È meglio l’uovo fiscale oggi o la gallina del lavoro domani? Meglio l’uovo, meglio avere meno tasse subito piuttosto che attuare politiche per ottenere posti di lavoro in futuro. Questa è l’opinione della maggioranza degli italiani, secondo un sondaggio della Swg realizzato per Agorà, una trasmissione di RaiTre. Dovendo scegliere fra le due priorità, il 52% preferisce il taglio delle tasse. E la cosa non sorprende in un Paese in cui la pressione fiscale, per chi le tasse le paga, ha superato il 53%.
Si trovano nell’area del centrodestra e, sorpresa, in quella del Movimento 5 Stelle, i più convinti sostenitori della diminuzione delle imposte: due elettori su tre del Pdl e dintorni e il 58% dei simpatizzanti grillini dicono basta alla super-pressione del fisco. Al contrario, gli elettori del centrosinistra sono in maggioranza (61%) favorevoli alle misure per creare nuovi posti di lavoro. «Il centrodestra – osservano alla Swg, che ha realizzato il sondaggio – è un po’ più in sintonia con il suo elettorato rispetto al centrosinistra».
Nel maggio scorso la stessa Swg aveva sondato gli italiani sull’Imu. Ne era risultata un’amplissima maggioranza del 78% favorevole all’abolizione dell’imposta sulla prima casa. Un’altra conferma dell’insofferenza dei cittadini nei confronti di un fisco sempre più pesante.
Certo, non è facile scegliere quale sia la più urgente tra le due grandi emergenze da affrontare, tasse e lavoro. È presumibile che imprenditori, artigiani, commercianti, professionisti abbiano indicato il fisco; mentre i lavoratori dipendenti abbiano scelto l’altro corno della fiamma, quello dell’occupazione. Ma non si tratta soltanto di questo. La preferenza per l’uovo fiscale subito è dettata dalla profondità della recessione in atto: anche qualche euro di tasse in meno fa respirare l’impresa, soprattutto quella piccola che non ha più accesso al credito bancario.
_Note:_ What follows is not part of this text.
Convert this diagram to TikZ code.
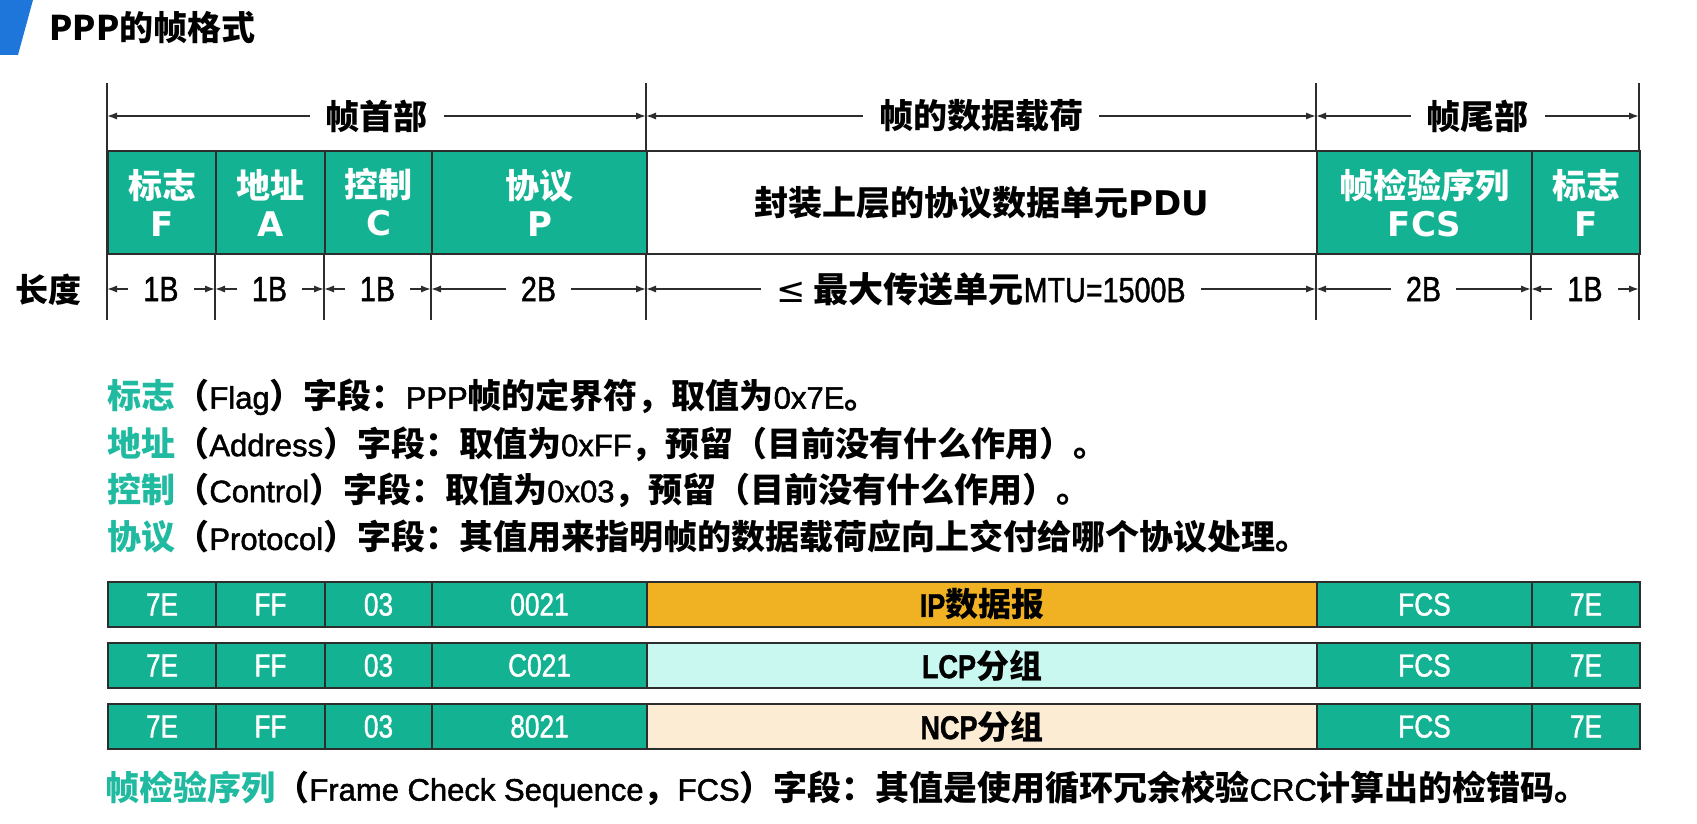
\documentclass[tikz,border=0pt]{standalone}
\usepackage{fontspec}
\setmainfont{Liberation Sans}
\newfontfamily\cjk{Noto Sans CJK SC}
\newfontfamily\latfont[FakeBold=1.6]{Liberation Sans}
\newfontfamily\narrowfont[FakeStretch=0.82,FakeBold=1.2]{Liberation Sans}
\newfontfamily\widefont{DejaVu Sans}
\usetikzlibrary{arrows.meta}
\definecolor{pppgreen}{RGB}{18,178,146}
\definecolor{descgreen}{RGB}{32,186,160}
\definecolor{ipfill}{RGB}{240,178,35}
\definecolor{lcpfill}{RGB}{200,248,240}
\definecolor{ncpfill}{RGB}{253,236,212}
\definecolor{titleblue}{RGB}{30,118,218}
\definecolor{rulegray}{RGB}{45,45,45}
\newcommand\lat[1]{{\latfont\mdseries\fontsize{15.5}{18}\selectfont #1}}
\newcommand\fld[2]{{\cjk\bfseries #1}\\{\widefont\bfseries #2}}
\tikzset{
  >={Latex[length=5pt,width=3.6pt]},
  bound/.style={draw=rulegray,line width=0.8pt},
  dimline/.style={<->,draw=rulegray,line width=0.8pt},
  dimlbl/.style={midway,fill=white,inner xsep=7.5pt,inner ysep=1pt,
    font=\narrowfont\fontsize{17.5}{20}\selectfont},
  hdrlbl/.style={midway,fill=white,inner xsep=8pt,inner ysep=1pt,
    font=\cjk\bfseries\fontsize{17}{20}\selectfont},
  fieldcell/.style={draw=rulegray,line width=1pt,fill=pppgreen,inner sep=0pt,
    anchor=north west,minimum height=51.5pt,minimum width=#1,
    text=white,align=center,font=\fontsize{17}{19}\selectfont},
  paycell/.style={fieldcell=#1,fill=white,text=black},
  rowcell/.style={draw=rulegray,line width=1pt,fill=pppgreen,inner sep=0pt,
    anchor=north west,minimum height=22.5pt,minimum width=#1,
    text=white,font=\narrowfont\fontsize{16}{18}\selectfont},
  rowpay/.style={rowcell=#1,text=black,font=\cjk\bfseries\fontsize{16.5}{20}\selectfont},
  desc/.style={anchor=west,inner sep=0pt,font=\cjk\bfseries\fontsize{17}{20}\selectfont},
  sidelbl/.style={inner sep=0pt,font=\cjk\bfseries\fontsize{16.5}{20}\selectfont},
  titlelbl/.style={anchor=west,inner sep=0pt,font=\cjk\bfseries\fontsize{17}{20}\selectfont},
}
\begin{document}
\begin{tikzpicture}[x=0.5pt,y=-0.5pt]
  \useasboundingbox (0,0) rectangle (1697,824);
  % title
  \fill[titleblue] (0,0) -- (33,0) -- (18,55) -- (0,55) -- cycle;
  \node[titlelbl] (title) at (49,28) {PPP的帧格式};

  % field boundaries
  \foreach \n/\x in {0/107,1/215,2/324,3/431,4/646,5/1316,6/1531,7/1639} {
    \coordinate (t\n) at (\x,83);
    \coordinate (h\n) at (\x,116);
    \coordinate (u\n) at (\x,150);
    \coordinate (l\n) at (\x,289);
    \coordinate (b\n) at (\x,320);
  }
  \foreach \n in {0,4,5,7} \draw[bound] (t\n) -- (b\n);
  \foreach \n in {1,2,3,6} \draw[bound] (u\n) -- (b\n);

  % header
  \draw[dimline] (h0) -- (h4) node[hdrlbl] {帧首部};
  \draw[dimline] (h4) -- (h5) node[hdrlbl] {帧的数据载荷};
  \draw[dimline] (h5) -- (h7) node[hdrlbl] {帧尾部};

  % frame fields
  \node[fieldcell=54pt] (fflag) at (u0) {\fld{标志}{F}};
  \node[fieldcell=54.5pt] (faddr) at (u1) {\fld{地址}{A}};
  \node[fieldcell=53.5pt] (fctrl) at (u2) {\fld{控制}{C}};
  \node[fieldcell=107.5pt] (fproto) at (u3) {\fld{协议}{P}};
  \node[paycell=335pt] (fpdu) at (u4) {\cjk\bfseries 封装上层的协议数据单元{\widefont\bfseries PDU}};
  \node[fieldcell=107.5pt] (ffcs) at (u5) {\fld{帧检验序列}{FCS}};
  \node[fieldcell=54pt] (fflagb) at (u6) {\fld{标志}{F}};

  % lengths
  \node[sidelbl] (len) at (49,290) {长度};
  \draw[dimline] (l0) -- (l1) node[dimlbl] {1B};
  \draw[dimline] (l1) -- (l2) node[dimlbl] {1B};
  \draw[dimline] (l2) -- (l3) node[dimlbl] {1B};
  \draw[dimline] (l3) -- (l4) node[dimlbl] {2B};
  \draw[dimline] (l4) -- (l5) node[dimlbl] {{\widefont ≤} {\cjk\bfseries 最大传送单元}MTU=1500B};
  \draw[dimline] (l5) -- (l6) node[dimlbl] {2B};
  \draw[dimline] (l6) -- (l7) node[dimlbl] {1B};

  % field notes
  \node[desc] (dflag) at (107,397) {\textcolor{descgreen}{标志}（\lat{Flag}）字段：\lat{PPP}帧的定界符，取值为\lat{0x7E}。};
  \node[desc] (daddr) at (107,444) {\textcolor{descgreen}{地址}（\lat{Address}）字段：取值为\lat{0xFF}，预留（目前没有什么作用）。};
  \node[desc] (dctrl) at (107,490) {\textcolor{descgreen}{控制}（\lat{Control}）字段：取值为\lat{0x03}，预留（目前没有什么作用）。};
  \node[desc] (dproto) at (107,537) {\textcolor{descgreen}{协议}（\lat{Protocol}）字段：其值用来指明帧的数据载荷应向上交付给哪个协议处理。};

  % example frames
  \foreach \r/\yt/\code/\pay/\pfill in {
      1/581/0021/{{\narrowfont IP}数据报}/ipfill,
      2/642/C021/{{\narrowfont LCP}分组}/lcpfill,
      3/703/8021/{{\narrowfont NCP}分组}/ncpfill} {
    \foreach \n/\x in {0/107,1/215,2/324,3/431,4/646,5/1316,6/1531}
      \coordinate (p\r\n) at (\x,\yt);
    \node[rowcell=54pt] (rflag\r) at (p\r0) {7E};
    \node[rowcell=54.5pt] (raddr\r) at (p\r1) {FF};
    \node[rowcell=53.5pt] (rctrl\r) at (p\r2) {03};
    \node[rowcell=107.5pt] (rproto\r) at (p\r3) {\code};
    \node[rowpay=335pt,fill=\pfill] (rpay\r) at (p\r4) {\pay};
    \node[rowcell=107.5pt] (rfcs\r) at (p\r5) {FCS};
    \node[rowcell=54pt] (rflagb\r) at (p\r6) {7E};
  }

  \node[desc] (dfcs) at (105,789) {\textcolor{descgreen}{帧检验序列}（\lat{Frame Check Sequence}，\lat{FCS}）字段：其值是使用循环冗余校验\lat{CRC}计算出的检错码。};
\end{tikzpicture}
\end{document}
Le politiche per il lavoro hanno tempi lunghi per sortire effetti, non sempre quelli sperati. Un esempio? L’iniziativa europea per l’occupazione giovanile, decisa dal Consiglio Ue, sarà operativa non prima del gennaio 2014, cioè fra sei mesi. E il miliardo e mezzo per l’Italia, di cui ha parlato il premier Enrico Letta, non arriva tutto e subito: un miliardo nel prossimo biennio, e i rimanenti 500 milioni ancora più tardi.
In fondo, la preferenza per l’uovo fiscale è sintomo di scetticismo sull’efficacia delle misure per il lavoro. Il pedaggio pagato alla recessione è pesantissimo. Gli ultimi dati del centro studi della Confindustria parlano di oltre 700mila posti perduti dal 2007, che diventeranno 814mila a fine 2014. Includendo la cassa integrazione e le riduzioni d’orario, siamo a quota 1,7 milioni di posti «segnati» dalla crisi. Nessuno pensa che questo lavoro perduto possa essere riconquistato per decreto legge. Ecco perché l’unica cosa da fare è la riduzione delle tasse, che gravano sulle imprese e sui lavoratori. Il taglio delle imposte si vede subito sui conti delle famiglie e delle imprese, lo si tocca con mano. La disoccupazione giovanile è un’emergenza nazionale ed europea, ma i tempi per affrontarla sono medio-lunghi. Non è un caso che Angela Merkel abbia avvisato: «Non bisogna creare false attese tra i giovani disoccupati, o ci sarà grande delusione. La lotta alla disoccupazione – ha aggiunto la Cancelliera tedesca – è un processo a lungo termine».